* **SHORT TASK**
Search the data below for "this"; list each line that holds it.

* **TASK INPUT**

---------------

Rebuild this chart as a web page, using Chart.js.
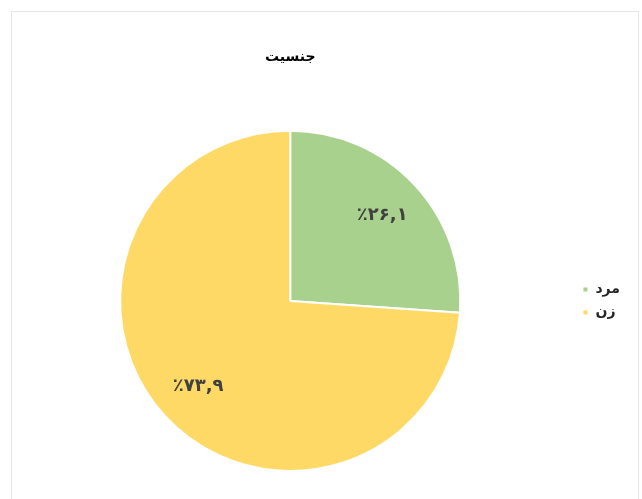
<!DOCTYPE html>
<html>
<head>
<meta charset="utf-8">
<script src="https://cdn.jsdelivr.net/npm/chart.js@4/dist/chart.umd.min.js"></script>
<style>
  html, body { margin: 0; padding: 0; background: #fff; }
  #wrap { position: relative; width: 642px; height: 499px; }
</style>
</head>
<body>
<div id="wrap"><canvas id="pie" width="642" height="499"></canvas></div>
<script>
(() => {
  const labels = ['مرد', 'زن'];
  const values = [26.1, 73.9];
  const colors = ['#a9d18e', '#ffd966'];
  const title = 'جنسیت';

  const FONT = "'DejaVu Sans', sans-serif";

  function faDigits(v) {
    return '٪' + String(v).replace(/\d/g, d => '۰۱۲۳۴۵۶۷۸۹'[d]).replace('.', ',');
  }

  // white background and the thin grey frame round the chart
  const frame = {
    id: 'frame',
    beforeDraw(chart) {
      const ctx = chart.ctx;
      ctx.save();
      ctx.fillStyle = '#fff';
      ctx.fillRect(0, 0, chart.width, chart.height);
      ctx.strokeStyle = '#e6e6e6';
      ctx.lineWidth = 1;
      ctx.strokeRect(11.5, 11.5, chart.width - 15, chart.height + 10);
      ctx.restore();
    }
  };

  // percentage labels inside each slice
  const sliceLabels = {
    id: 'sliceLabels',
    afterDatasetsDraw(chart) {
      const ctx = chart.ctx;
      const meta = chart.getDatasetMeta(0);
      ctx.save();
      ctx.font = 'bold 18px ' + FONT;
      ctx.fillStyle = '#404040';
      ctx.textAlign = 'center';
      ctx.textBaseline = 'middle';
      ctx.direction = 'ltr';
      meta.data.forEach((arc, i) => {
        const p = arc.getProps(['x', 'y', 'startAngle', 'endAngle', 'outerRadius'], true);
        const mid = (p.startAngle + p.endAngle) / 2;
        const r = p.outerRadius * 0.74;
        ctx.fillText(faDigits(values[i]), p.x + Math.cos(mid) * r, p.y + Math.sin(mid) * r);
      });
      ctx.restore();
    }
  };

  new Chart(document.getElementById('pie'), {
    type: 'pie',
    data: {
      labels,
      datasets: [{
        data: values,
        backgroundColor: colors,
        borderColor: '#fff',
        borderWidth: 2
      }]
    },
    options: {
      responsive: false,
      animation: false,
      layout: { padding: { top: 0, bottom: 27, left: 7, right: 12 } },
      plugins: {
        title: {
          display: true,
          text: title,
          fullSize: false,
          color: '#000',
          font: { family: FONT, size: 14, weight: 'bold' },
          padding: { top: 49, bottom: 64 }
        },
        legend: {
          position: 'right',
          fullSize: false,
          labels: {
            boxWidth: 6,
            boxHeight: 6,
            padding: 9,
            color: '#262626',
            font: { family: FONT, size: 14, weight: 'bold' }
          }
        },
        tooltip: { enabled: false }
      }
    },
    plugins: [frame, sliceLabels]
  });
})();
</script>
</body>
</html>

---------------

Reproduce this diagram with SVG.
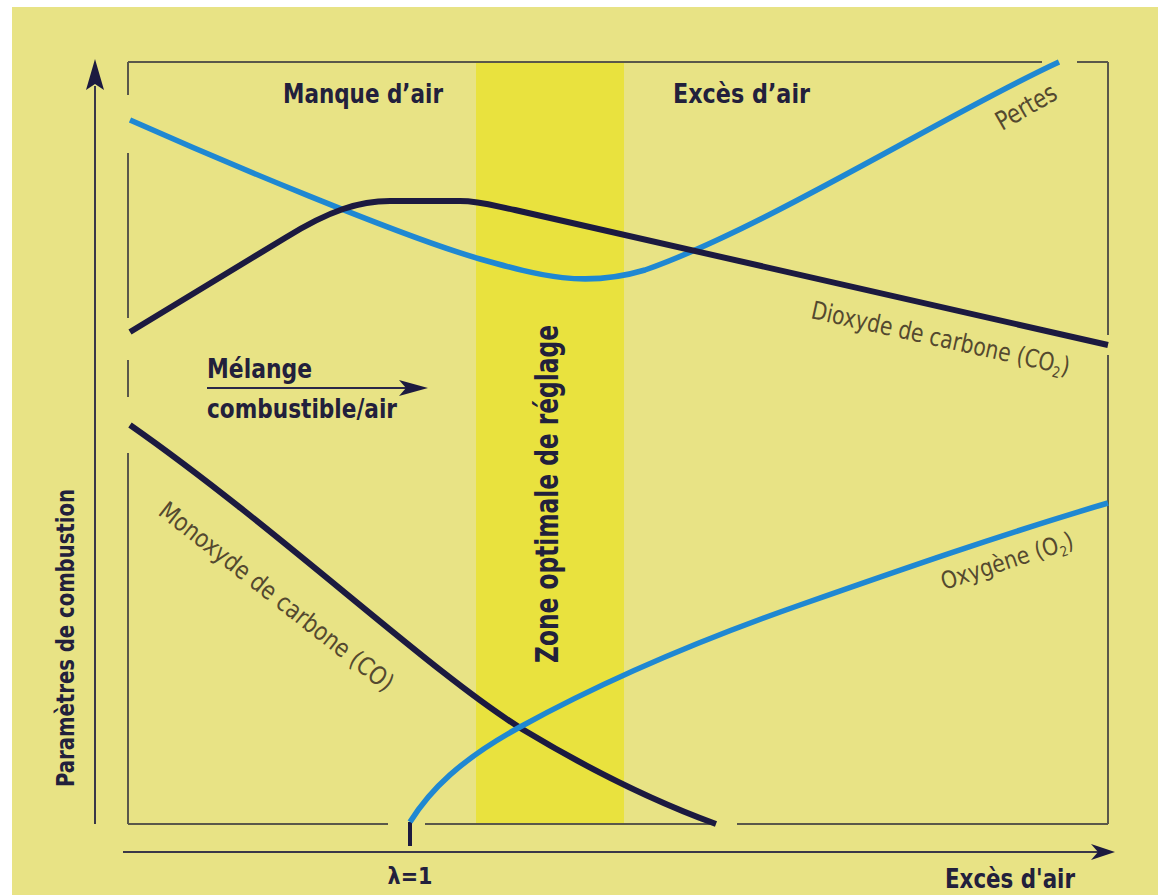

---------------

* **EXERCISE RESULT**
Rebuild this chart as a web page, using Chart.js.
Reproduce this diagram with SVG.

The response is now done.